* What the task requires
Line by line, repeat the data below exactly, beginning at the first line and ending at the line with "import numpy as np". Omit pictures.

* Information provided
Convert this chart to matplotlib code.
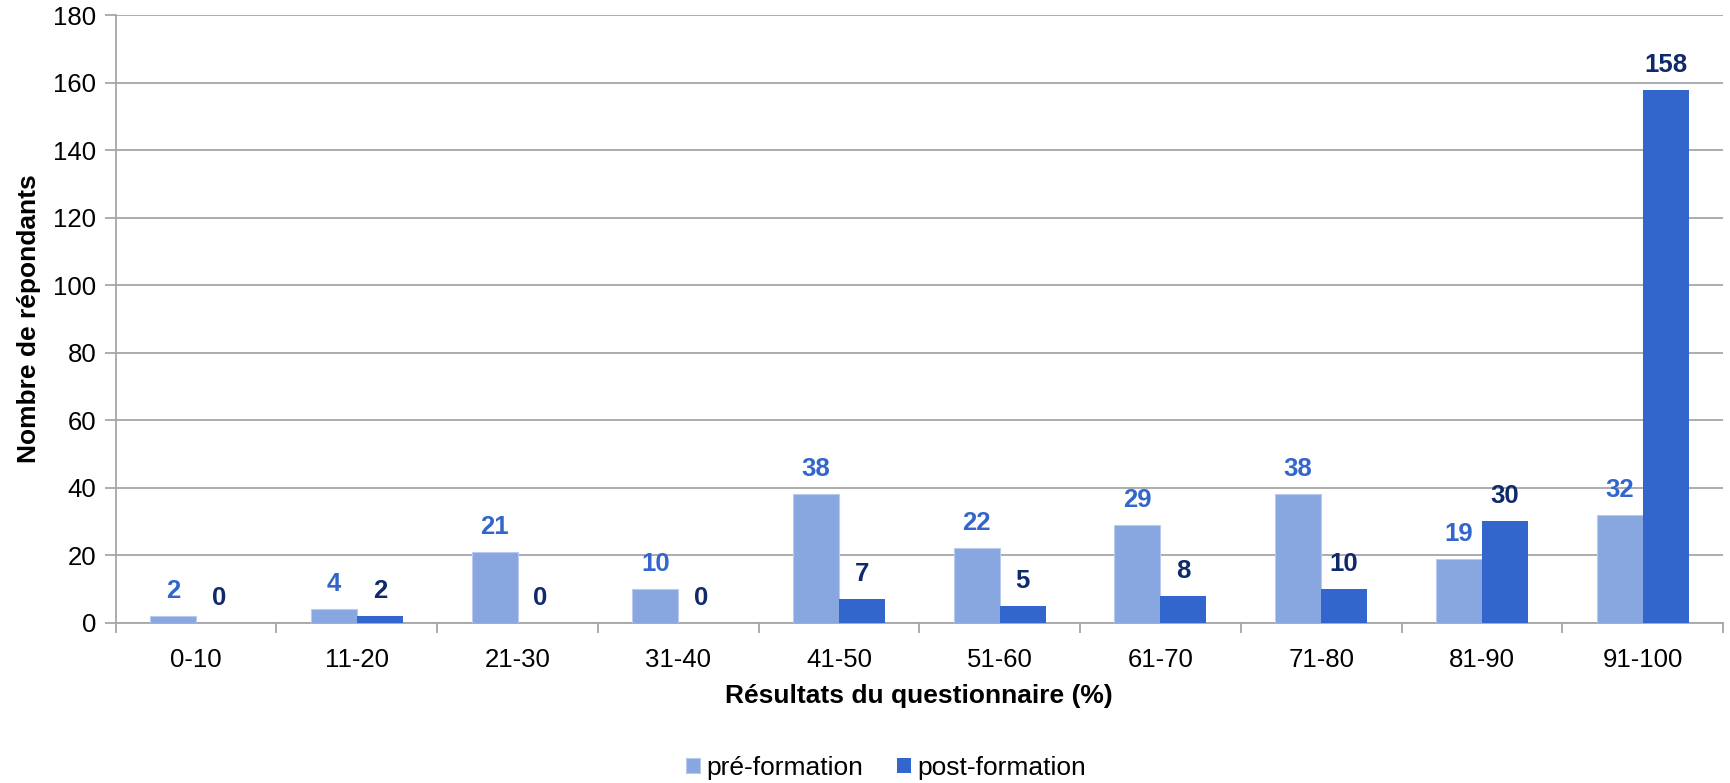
import matplotlib
matplotlib.use("Agg")
import matplotlib.pyplot as plt
import numpy as np

categories = ["0-10", "11-20", "21-30", "31-40", "41-50", "51-60", "61-70", "71-80", "81-90", "91-100"]
pre_formation = [2, 4, 21, 10, 38, 22, 29, 38, 19, 32]
post_formation = [0, 2, 0, 0, 7, 5, 8, 10, 30, 158]
series_names = ["pré-formation", "post-formation"]
y_ticks = [0, 20, 40, 60, 80, 100, 120, 140, 160, 180]

plt.rcParams['font.family'] = ['Liberation Sans', 'DejaVu Sans']
FS = 18.5

W, H = 1730, 783
fig = plt.figure(figsize=(W / 100, H / 100), dpi=100)
ax = fig.add_axes([115.7 / W, 1 - 622.7 / H, (1723 - 115.7) / W, (622.7 - 15.3) / H])

x = np.arange(len(categories))
bw = 0.286
c_pre = "#88A6E0"
c_post = "#3366CC"
b1 = ax.bar(x - bw / 2, pre_formation, bw, color=c_pre, edgecolor="#B8CBEF", linewidth=0.8,
            label=series_names[0], zorder=3)
b2 = ax.bar(x + bw / 2, post_formation, bw, color=c_post, label=series_names[1], zorder=3)

for xi, v in zip(x, pre_formation):
    ax.annotate(str(v), (xi - bw / 2, v), xytext=(0, 18), textcoords="offset points",
                ha="center", va="center", fontsize=FS, fontweight="bold", color="#3366CC")
for xi, v in zip(x, post_formation):
    ax.annotate(str(v), (xi + bw / 2, v), xytext=(0, 18), textcoords="offset points",
                ha="center", va="center", fontsize=FS, fontweight="bold", color="#0E2A6A")

ax.set_xlim(-0.5, len(categories) - 0.5)
ax.set_ylim(0, 180)
ax.set_yticks(y_ticks)
ax.yaxis.grid(True, color="#A6A6A6", linewidth=1.3, zorder=0)
ax.set_axisbelow(True)

ax.set_xticks(x)
ax.set_xticklabels(categories, fontsize=FS)
ax.tick_params(axis="x", length=0, pad=18)
ax.set_xticks(np.arange(-0.5, len(categories)), minor=True)
ax.tick_params(axis="x", which="minor", length=7, color="#A6A6A6", width=1.3)
ax.tick_params(axis="y", labelsize=FS, length=8, color="#A6A6A6", width=1.3, pad=6)

for s in ["top", "right"]:
    ax.spines[s].set_visible(False)
ax.spines["left"].set_color("#A6A6A6")
ax.spines["left"].set_linewidth(1.3)
ax.spines["bottom"].set_color("#A6A6A6")
ax.spines["bottom"].set_linewidth(1.3)

ax.set_xlabel("Résultats du questionnaire (%)", fontsize=19, fontweight="bold", labelpad=9)
ax.set_ylabel("Nombre de répondants", fontsize=19, fontweight="bold", labelpad=9)

fig.legend(handles=[b1, b2], labels=series_names, loc="center", bbox_to_anchor=(886 / W, 1 - 768 / H),
           ncol=2, frameon=False, fontsize=19, handlelength=0.53, handleheight=0.53,
           handletextpad=0.23, columnspacing=1.29, borderpad=0, borderaxespad=0)

fig.savefig("out.png", dpi=100)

* Finished task
Convert this chart to matplotlib code.
import matplotlib
matplotlib.use("Agg")
import matplotlib.pyplot as plt
import numpy as np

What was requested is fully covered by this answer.